▶ _Data_
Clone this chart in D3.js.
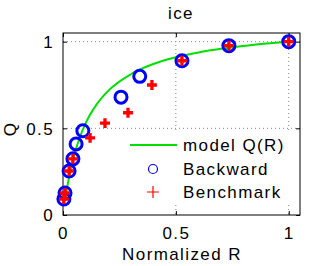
<!DOCTYPE html>
<html>
<head>
<meta charset="utf-8">
<script src="https://cdn.jsdelivr.net/npm/d3@7"></script>
<style>
body { margin: 0; background: #fff; }
svg text { font-family: "Liberation Sans", Arial, sans-serif; fill: #000; font-size: 17px; letter-spacing: 1.4px; }
</style>
</head>
<body>
<svg id="chart" width="332" height="266"></svg>
<script>
var xTicks = [0, 0.5, 1];
var yTicks = [0, 0.5, 1];

// model curve
var modelR = [0.01, 0.02, 0.03, 0.05, 0.075, 0.1, 0.15, 0.2, 0.3, 0.4, 0.5, 0.6, 0.7, 0.8, 0.9, 1];
var modelQ = [0.092, 0.171, 0.238, 0.347, 0.45, 0.529, 0.64, 0.716, 0.812, 0.871, 0.91, 0.938, 0.959, 0.975, 0.989, 1];

var backR = [1, 0.735, 0.527, 0.34, 0.257, 0.088, 0.058, 0.044, 0.027, 0.009, 0.004];
var backQ = [1, 0.977, 0.89, 0.80, 0.68, 0.486, 0.41, 0.324, 0.254, 0.127, 0.092];

var benchR = [1, 0.735, 0.527, 0.394, 0.288, 0.186, 0.12, 0.044, 0.027, 0.009, 0.004];
var benchQ = [1, 0.977, 0.89, 0.75, 0.59, 0.53, 0.445, 0.324, 0.254, 0.127, 0.092];

var legendNames = ["model Q(R)", "Backward", "Benchmark"];

var svg = d3.select("#chart");
var pLeft = 63, pRight = 300, pTop = 33, pBottom = 215;

var x = d3.scaleLinear().domain([0, 1.05]).range([pLeft, pRight]);
var y = d3.scaleLinear().domain([0, 1.05]).range([pBottom, pTop]);

// grid
svg.selectAll(".gx").data(xTicks.filter(function(d) { return d > 0; }))
	.enter().append("line")
	.attr("x1", function(d) { return x(d); }).attr("x2", function(d) { return x(d); })
	.attr("y1", pTop).attr("y2", pBottom)
	.attr("stroke", "#888").attr("stroke-width", 1).attr("stroke-dasharray", "1,3");
svg.selectAll(".gy").data(yTicks.filter(function(d) { return d > 0; }))
	.enter().append("line")
	.attr("y1", function(d) { return y(d); }).attr("y2", function(d) { return y(d); })
	.attr("x1", pLeft).attr("x2", pRight)
	.attr("stroke", "#888").attr("stroke-width", 1).attr("stroke-dasharray", "1,3");

// axes with inward ticks
var xAxis = svg.append("g").attr("transform", "translate(0," + pBottom + ")")
	.call(d3.axisBottom(x).tickValues(xTicks).tickSizeInner(-4).tickSizeOuter(0).tickPadding(12).tickFormat(d3.format("")));
var yAxis = svg.append("g").attr("transform", "translate(" + pLeft + ",0)")
	.call(d3.axisLeft(y).tickValues(yTicks).tickSizeInner(-4).tickSizeOuter(0).tickPadding(9).tickFormat(d3.format("")));
[xAxis, yAxis].forEach(function(a)
{
	a.select(".domain").remove();
	a.selectAll("text").style("font-size", "17px").attr("font-family", null);
});
yAxis.selectAll("text").attr("dy", "0.35em");
svg.append("g").attr("transform", "translate(0," + pTop + ")")
	.call(d3.axisTop(x).tickValues(xTicks).tickSizeInner(-4).tickSizeOuter(0).tickFormat(""))
	.select(".domain").remove();
svg.append("g").attr("transform", "translate(" + pRight + ",0)")
	.call(d3.axisRight(y).tickValues(yTicks).tickSizeInner(-4).tickSizeOuter(0).tickFormat(""))
	.select(".domain").remove();

svg.append("rect").attr("x", pLeft).attr("y", pTop)
	.attr("width", pRight - pLeft).attr("height", pBottom - pTop)
	.attr("fill", "none").attr("stroke", "#000").attr("stroke-width", 1);

// legend background (covers grid)
svg.append("rect").attr("x", 126).attr("y", 133).attr("width", 172).attr("height", 70).attr("fill", "#fff");

// model curve
var line = d3.line()
	.x(function(d, i) { return x(modelR[i]); })
	.y(function(d, i) { return y(modelQ[i]); })
	.curve(d3.curveMonotoneX);
svg.append("path").datum(modelR).attr("d", line)
	.attr("fill", "none").attr("stroke", "#00e000").attr("stroke-width", 2);

// backward circles
svg.selectAll(".back").data(backR).enter().append("circle")
	.attr("cx", function(d) { return x(d); })
	.attr("cy", function(d, i) { return y(backQ[i]); })
	.attr("r", 6).attr("fill", "none").attr("stroke", "#0000ff").attr("stroke-width", 3);

// benchmark pluses
var plus = d3.symbol().type(d3.symbolCross).size(55);
svg.selectAll(".bench").data(benchR).enter().append("path")
	.attr("d", plus)
	.attr("transform", function(d, i) { return "translate(" + x(d) + "," + y(benchQ[i]) + ")"; })
	.attr("fill", "#ff0000");

// legend
var lg = svg.append("g");
lg.append("line").attr("x1", 130).attr("x2", 177).attr("y1", 145).attr("y2", 145)
	.attr("stroke", "#00e000").attr("stroke-width", 2);
lg.append("circle").attr("cx", 153).attr("cy", 169).attr("r", 4.5)
	.attr("fill", "none").attr("stroke", "#0000ff").attr("stroke-width", 1.2);
lg.append("path").attr("d", "M147,192H159M153,186V198").attr("stroke", "#ff0000").attr("stroke-width", 1.2);
lg.selectAll("text").data(legendNames).enter().append("text")
	.attr("x", 183).attr("y", function(d, i) { return 151 + i * 23.5; })
	.text(function(d) { return d; });

// labels
svg.append("text").attr("x", 181).attr("y", 19).attr("text-anchor", "middle").text("ice");
svg.append("text").attr("x", 182).attr("y", 260).attr("text-anchor", "middle").text("Normalized R");
svg.append("text").attr("transform", "translate(16,129) rotate(-90)").attr("text-anchor", "middle").text("Q");
</script>
</body>
</html>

▶ _Exercise objective_
Images should not appear in the copy; retype the listing above exactly.

▶ _Task result_
Clone this chart in D3.js.
<!DOCTYPE html>
<html>
<head>
<meta charset="utf-8">
<script src="https://cdn.jsdelivr.net/npm/d3@7"></script>
<style>
body { margin: 0; background: #fff; }
svg text { font-family: "Liberation Sans", Arial, sans-serif; fill: #000; font-size: 17px; letter-spacing: 1.4px; }
</style>
</head>
<body>
<svg id="chart" width="332" height="266"></svg>
<script>
var xTicks = [0, 0.5, 1];
var yTicks = [0, 0.5, 1];

// model curve
var modelR = [0.01, 0.02, 0.03, 0.05, 0.075, 0.1, 0.15, 0.2, 0.3, 0.4, 0.5, 0.6, 0.7, 0.8, 0.9, 1];
var modelQ = [0.092, 0.171, 0.238, 0.347, 0.45, 0.529, 0.64, 0.716, 0.812, 0.871, 0.91, 0.938, 0.959, 0.975, 0.989, 1];

var backR = [1, 0.735, 0.527, 0.34, 0.257, 0.088, 0.058, 0.044, 0.027, 0.009, 0.004];
var backQ = [1, 0.977, 0.89, 0.80, 0.68, 0.486, 0.41, 0.324, 0.254, 0.127, 0.092];

var benchR = [1, 0.735, 0.527, 0.394, 0.288, 0.186, 0.12, 0.044, 0.027, 0.009, 0.004];
var benchQ = [1, 0.977, 0.89, 0.75, 0.59, 0.53, 0.445, 0.324, 0.254, 0.127, 0.092];

var legendNames = ["model Q(R)", "Backward", "Benchmark"];

var svg = d3.select("#chart");
var pLeft = 63, pRight = 300, pTop = 33, pBottom = 215;

var x = d3.scaleLinear().domain([0, 1.05]).range([pLeft, pRight]);
var y = d3.scaleLinear().domain([0, 1.05]).range([pBottom, pTop]);

// grid
svg.selectAll(".gx").data(xTicks.filter(function(d) { return d > 0; }))
	.enter().append("line")
	.attr("x1", function(d) { return x(d); }).attr("x2", function(d) { return x(d); })
	.attr("y1", pTop).attr("y2", pBottom)
	.attr("stroke", "#888").attr("stroke-width", 1).attr("stroke-dasharray", "1,3");
svg.selectAll(".gy").data(yTicks.filter(function(d) { return d > 0; }))
	.enter().append("line")
	.attr("y1", function(d) { return y(d); }).attr("y2", function(d) { return y(d); })
	.attr("x1", pLeft).attr("x2", pRight)
	.attr("stroke", "#888").attr("stroke-width", 1).attr("stroke-dasharray", "1,3");

// axes with inward ticks
var xAxis = svg.append("g").attr("transform", "translate(0," + pBottom + ")")
	.call(d3.axisBottom(x).tickValues(xTicks).tickSizeInner(-4).tickSizeOuter(0).tickPadding(12).tickFormat(d3.format("")));
var yAxis = svg.append("g").attr("transform", "translate(" + pLeft + ",0)")
	.call(d3.axisLeft(y).tickValues(yTicks).tickSizeInner(-4).tickSizeOuter(0).tickPadding(9).tickFormat(d3.format("")));
[xAxis, yAxis].forEach(function(a)
{
	a.select(".domain").remove();
	a.selectAll("text").style("font-size", "17px").attr("font-family", null);
});
yAxis.selectAll("text").attr("dy", "0.35em");
svg.append("g").attr("transform", "translate(0," + pTop + ")")
	.call(d3.axisTop(x).tickValues(xTicks).tickSizeInner(-4).tickSizeOuter(0).tickFormat(""))
	.select(".domain").remove();
svg.append("g").attr("transform", "translate(" + pRight + ",0)")
	.call(d3.axisRight(y).tickValues(yTicks).tickSizeInner(-4).tickSizeOuter(0).tickFormat(""))
	.select(".domain").remove();

svg.append("rect").attr("x", pLeft).attr("y", pTop)
	.attr("width", pRight - pLeft).attr("height", pBottom - pTop)
	.attr("fill", "none").attr("stroke", "#000").attr("stroke-width", 1);

// legend background (covers grid)
svg.append("rect").attr("x", 126).attr("y", 133).attr("width", 172).attr("height", 70).attr("fill", "#fff");

// model curve
var line = d3.line()
	.x(function(d, i) { return x(modelR[i]); })
	.y(function(d, i) { return y(modelQ[i]); })
	.curve(d3.curveMonotoneX);
svg.append("path").datum(modelR).attr("d", line)
	.attr("fill", "none").attr("stroke", "#00e000").attr("stroke-width", 2);

// backward circles
svg.selectAll(".back").data(backR).enter().append("circle")
	.attr("cx", function(d) { return x(d); })
	.attr("cy", function(d, i) { return y(backQ[i]); })
	.attr("r", 6).attr("fill", "none").attr("stroke", "#0000ff").attr("stroke-width", 3);

// benchmark pluses
var plus = d3.symbol().type(d3.symbolCross).size(55);
svg.selectAll(".bench").data(benchR).enter().append("path")
	.attr("d", plus)
	.attr("transform", function(d, i) { return "translate(" + x(d) + "," + y(benchQ[i]) + ")"; })
	.attr("fill", "#ff0000");

// legend
var lg = svg.append("g");
lg.append("line").attr("x1", 130).attr("x2", 177).attr("y1", 145).attr("y2", 145)
	.attr("stroke", "#00e000").attr("stroke-width", 2);
lg.append("circle").attr("cx", 153).attr("cy", 169).attr("r", 4.5)
	.attr("fill", "none").attr("stroke", "#0000ff").attr("stroke-width", 1.2);
lg.append("path").attr("d", "M147,192H159M153,186V198").attr("stroke", "#ff0000").attr("stroke-width", 1.2);
lg.selectAll("text").data(legendNames).enter().append("text")
	.attr("x", 183).attr("y", function(d, i) { return 151 + i * 23.5; })
	.text(function(d) { return d; });

// labels
svg.append("text").attr("x", 181).attr("y", 19).attr("text-anchor", "middle").text("ice");
svg.append("text").attr("x", 182).attr("y", 260).attr("text-anchor", "middle").text("Normalized R");
svg.append("text").attr("transform", "translate(16,129) rotate(-90)").attr("text-anchor", "middle").text("Q");
</script>
</body>
</html>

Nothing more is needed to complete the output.